• What to produce
Repeat, exactly and only, the lines from the beginning of the data through the line with "import * as". Pictures are left out.
## Begin Data block
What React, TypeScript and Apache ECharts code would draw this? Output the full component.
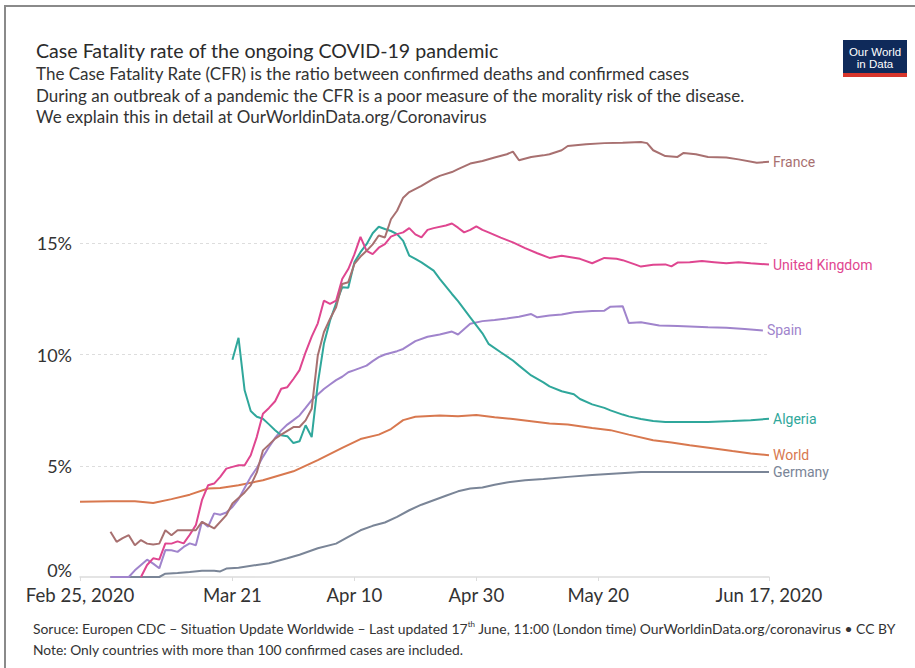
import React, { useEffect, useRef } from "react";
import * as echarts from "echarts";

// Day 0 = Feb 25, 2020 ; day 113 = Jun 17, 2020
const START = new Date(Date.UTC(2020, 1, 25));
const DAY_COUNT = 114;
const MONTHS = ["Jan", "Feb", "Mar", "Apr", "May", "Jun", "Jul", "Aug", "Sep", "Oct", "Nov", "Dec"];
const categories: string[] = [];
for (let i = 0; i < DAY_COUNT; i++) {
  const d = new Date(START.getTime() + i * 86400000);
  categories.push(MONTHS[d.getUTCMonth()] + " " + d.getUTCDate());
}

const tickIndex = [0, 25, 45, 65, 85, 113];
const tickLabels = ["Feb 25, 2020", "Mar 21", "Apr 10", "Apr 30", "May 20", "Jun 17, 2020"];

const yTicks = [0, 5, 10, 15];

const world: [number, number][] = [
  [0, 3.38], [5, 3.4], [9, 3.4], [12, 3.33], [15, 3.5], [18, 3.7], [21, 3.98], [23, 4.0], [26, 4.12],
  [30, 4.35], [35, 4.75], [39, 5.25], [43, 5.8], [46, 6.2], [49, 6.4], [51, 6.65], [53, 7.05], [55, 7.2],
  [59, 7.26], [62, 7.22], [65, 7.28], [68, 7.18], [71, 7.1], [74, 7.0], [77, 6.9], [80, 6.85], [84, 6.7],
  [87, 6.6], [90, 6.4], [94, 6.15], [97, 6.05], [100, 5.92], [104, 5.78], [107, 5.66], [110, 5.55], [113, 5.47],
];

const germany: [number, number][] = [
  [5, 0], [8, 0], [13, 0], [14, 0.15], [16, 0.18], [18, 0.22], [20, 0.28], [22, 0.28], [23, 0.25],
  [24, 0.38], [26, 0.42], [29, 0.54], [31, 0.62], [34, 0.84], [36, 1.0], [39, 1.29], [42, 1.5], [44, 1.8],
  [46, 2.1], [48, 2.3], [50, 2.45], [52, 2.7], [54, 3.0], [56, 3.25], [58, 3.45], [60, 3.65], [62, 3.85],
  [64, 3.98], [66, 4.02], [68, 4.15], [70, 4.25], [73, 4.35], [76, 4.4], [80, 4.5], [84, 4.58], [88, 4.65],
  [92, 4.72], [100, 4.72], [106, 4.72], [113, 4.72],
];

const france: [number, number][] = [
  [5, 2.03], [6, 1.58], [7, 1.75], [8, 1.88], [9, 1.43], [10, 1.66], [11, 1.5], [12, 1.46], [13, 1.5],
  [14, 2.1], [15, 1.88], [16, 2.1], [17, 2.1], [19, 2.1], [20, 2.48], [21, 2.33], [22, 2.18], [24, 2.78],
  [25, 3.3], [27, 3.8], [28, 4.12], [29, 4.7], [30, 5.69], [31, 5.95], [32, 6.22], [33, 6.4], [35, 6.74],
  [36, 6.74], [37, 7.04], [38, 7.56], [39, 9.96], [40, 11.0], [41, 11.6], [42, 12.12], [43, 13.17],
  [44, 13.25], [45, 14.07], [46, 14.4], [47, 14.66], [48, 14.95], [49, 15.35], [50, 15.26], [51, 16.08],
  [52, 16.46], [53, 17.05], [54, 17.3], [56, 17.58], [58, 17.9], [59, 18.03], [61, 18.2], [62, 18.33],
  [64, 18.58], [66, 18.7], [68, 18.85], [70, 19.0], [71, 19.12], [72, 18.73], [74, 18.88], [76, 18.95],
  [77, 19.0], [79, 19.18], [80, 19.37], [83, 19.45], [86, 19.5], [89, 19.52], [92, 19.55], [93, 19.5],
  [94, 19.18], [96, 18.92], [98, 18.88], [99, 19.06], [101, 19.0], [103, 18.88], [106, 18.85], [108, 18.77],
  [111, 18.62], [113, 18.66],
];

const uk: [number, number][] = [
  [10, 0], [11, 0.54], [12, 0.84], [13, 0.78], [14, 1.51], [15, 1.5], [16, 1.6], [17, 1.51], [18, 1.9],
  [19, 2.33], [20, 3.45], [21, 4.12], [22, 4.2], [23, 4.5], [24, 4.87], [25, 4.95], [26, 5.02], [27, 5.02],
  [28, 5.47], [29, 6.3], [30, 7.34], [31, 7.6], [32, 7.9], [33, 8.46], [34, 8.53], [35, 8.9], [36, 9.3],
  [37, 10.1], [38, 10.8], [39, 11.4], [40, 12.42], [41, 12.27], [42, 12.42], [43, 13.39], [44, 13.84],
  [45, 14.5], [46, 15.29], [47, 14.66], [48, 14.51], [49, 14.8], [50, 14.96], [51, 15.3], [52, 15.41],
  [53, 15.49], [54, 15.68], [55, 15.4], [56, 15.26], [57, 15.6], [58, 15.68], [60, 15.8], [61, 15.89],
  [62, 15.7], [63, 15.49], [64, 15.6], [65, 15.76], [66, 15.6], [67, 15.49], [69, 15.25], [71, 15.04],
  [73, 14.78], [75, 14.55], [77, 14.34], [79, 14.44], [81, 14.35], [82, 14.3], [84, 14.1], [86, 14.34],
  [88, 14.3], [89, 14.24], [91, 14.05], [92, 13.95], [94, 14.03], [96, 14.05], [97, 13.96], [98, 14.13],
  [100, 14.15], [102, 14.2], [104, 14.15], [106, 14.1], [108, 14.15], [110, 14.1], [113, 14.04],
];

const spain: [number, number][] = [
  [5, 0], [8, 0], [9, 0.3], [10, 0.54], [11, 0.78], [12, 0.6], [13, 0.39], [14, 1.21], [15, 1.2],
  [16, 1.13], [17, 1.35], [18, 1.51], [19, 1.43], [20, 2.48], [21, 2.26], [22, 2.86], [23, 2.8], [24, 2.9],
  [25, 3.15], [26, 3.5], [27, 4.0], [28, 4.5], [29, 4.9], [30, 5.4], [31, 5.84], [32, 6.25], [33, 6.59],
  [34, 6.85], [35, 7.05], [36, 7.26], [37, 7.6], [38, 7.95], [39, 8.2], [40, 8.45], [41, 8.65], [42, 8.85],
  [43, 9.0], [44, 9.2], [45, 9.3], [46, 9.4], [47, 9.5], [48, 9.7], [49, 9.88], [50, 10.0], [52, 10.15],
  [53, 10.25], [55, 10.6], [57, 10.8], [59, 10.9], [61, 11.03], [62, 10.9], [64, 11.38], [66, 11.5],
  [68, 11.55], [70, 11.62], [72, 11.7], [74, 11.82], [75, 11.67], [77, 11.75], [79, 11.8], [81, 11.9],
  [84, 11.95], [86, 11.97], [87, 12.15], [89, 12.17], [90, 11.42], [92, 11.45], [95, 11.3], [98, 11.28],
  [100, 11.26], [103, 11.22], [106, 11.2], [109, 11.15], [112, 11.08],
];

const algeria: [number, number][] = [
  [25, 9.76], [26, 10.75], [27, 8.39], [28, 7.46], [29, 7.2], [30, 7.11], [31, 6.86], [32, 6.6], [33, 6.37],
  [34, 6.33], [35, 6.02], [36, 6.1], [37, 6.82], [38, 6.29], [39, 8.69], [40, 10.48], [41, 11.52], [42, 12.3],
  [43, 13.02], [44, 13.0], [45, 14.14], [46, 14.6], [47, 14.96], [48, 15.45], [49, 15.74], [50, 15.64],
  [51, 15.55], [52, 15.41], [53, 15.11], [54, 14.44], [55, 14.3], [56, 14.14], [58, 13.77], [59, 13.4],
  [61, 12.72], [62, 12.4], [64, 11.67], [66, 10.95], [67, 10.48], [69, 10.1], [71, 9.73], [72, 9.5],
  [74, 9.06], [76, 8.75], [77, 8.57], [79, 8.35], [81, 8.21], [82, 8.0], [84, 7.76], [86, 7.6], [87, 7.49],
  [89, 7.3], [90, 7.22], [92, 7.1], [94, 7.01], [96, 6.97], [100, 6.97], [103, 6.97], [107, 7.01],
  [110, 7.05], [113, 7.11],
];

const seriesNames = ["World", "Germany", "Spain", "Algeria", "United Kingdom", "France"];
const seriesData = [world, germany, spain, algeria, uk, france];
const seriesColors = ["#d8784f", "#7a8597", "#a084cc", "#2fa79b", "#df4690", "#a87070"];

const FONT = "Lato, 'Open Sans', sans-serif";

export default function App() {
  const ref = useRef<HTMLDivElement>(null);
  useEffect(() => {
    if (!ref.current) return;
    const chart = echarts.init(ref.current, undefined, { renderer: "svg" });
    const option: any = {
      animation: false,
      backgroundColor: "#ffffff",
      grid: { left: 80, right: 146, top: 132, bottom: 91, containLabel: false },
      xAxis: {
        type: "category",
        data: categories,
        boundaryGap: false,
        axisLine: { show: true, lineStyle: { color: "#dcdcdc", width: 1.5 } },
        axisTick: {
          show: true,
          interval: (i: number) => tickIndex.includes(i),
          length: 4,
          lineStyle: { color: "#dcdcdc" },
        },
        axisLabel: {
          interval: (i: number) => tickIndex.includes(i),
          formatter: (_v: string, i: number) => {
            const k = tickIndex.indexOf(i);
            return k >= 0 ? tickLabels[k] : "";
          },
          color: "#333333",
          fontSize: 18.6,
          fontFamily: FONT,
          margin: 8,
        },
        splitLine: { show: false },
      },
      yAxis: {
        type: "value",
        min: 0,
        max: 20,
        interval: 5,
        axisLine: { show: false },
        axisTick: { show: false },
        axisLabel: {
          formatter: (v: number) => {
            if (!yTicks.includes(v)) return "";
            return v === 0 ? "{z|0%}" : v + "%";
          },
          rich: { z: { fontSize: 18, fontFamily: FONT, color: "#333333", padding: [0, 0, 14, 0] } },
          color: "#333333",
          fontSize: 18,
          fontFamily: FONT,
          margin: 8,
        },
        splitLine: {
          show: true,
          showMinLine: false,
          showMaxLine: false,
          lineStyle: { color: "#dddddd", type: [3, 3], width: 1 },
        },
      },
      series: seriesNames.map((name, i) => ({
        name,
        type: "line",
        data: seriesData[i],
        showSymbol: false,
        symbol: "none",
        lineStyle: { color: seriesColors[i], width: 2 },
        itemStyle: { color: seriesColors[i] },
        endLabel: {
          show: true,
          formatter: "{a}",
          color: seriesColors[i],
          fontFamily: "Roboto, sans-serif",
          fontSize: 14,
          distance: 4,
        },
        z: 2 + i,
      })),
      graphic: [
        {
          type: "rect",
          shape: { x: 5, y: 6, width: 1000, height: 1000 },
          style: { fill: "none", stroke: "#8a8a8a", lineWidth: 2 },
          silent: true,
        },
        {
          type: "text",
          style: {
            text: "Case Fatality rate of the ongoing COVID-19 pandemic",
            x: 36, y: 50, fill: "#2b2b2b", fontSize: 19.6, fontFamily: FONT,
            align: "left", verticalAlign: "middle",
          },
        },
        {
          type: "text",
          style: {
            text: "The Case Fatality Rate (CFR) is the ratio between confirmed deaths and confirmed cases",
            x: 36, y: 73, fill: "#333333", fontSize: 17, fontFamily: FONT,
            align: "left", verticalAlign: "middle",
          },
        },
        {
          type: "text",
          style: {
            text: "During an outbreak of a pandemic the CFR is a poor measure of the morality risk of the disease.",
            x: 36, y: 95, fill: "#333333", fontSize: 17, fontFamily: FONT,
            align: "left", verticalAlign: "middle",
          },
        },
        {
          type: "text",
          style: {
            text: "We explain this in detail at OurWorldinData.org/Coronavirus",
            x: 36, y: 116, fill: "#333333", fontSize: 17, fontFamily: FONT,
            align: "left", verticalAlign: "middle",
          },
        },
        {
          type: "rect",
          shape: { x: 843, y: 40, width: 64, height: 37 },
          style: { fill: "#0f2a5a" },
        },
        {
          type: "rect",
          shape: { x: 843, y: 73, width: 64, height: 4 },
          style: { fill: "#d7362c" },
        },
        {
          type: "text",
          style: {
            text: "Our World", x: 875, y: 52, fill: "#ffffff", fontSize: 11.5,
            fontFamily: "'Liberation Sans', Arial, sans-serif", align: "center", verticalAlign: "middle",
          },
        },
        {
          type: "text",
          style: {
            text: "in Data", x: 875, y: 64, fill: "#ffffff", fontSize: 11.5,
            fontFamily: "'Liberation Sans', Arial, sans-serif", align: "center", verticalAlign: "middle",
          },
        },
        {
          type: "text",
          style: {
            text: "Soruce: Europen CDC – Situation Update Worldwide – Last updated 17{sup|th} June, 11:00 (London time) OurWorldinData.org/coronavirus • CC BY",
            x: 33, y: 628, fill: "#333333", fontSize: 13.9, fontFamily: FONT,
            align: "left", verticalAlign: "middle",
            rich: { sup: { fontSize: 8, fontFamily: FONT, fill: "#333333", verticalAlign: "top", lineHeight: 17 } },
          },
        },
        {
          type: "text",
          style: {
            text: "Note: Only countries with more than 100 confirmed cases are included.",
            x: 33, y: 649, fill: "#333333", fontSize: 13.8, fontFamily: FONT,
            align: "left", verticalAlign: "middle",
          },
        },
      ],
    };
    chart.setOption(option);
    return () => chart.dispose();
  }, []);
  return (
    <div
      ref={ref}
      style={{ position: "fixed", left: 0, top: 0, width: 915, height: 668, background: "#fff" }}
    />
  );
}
## End Data block
• Full solution
What React, TypeScript and Apache ECharts code would draw this? Output the full component.
import React, { useEffect, useRef } from "react";
import * as echarts from "echarts";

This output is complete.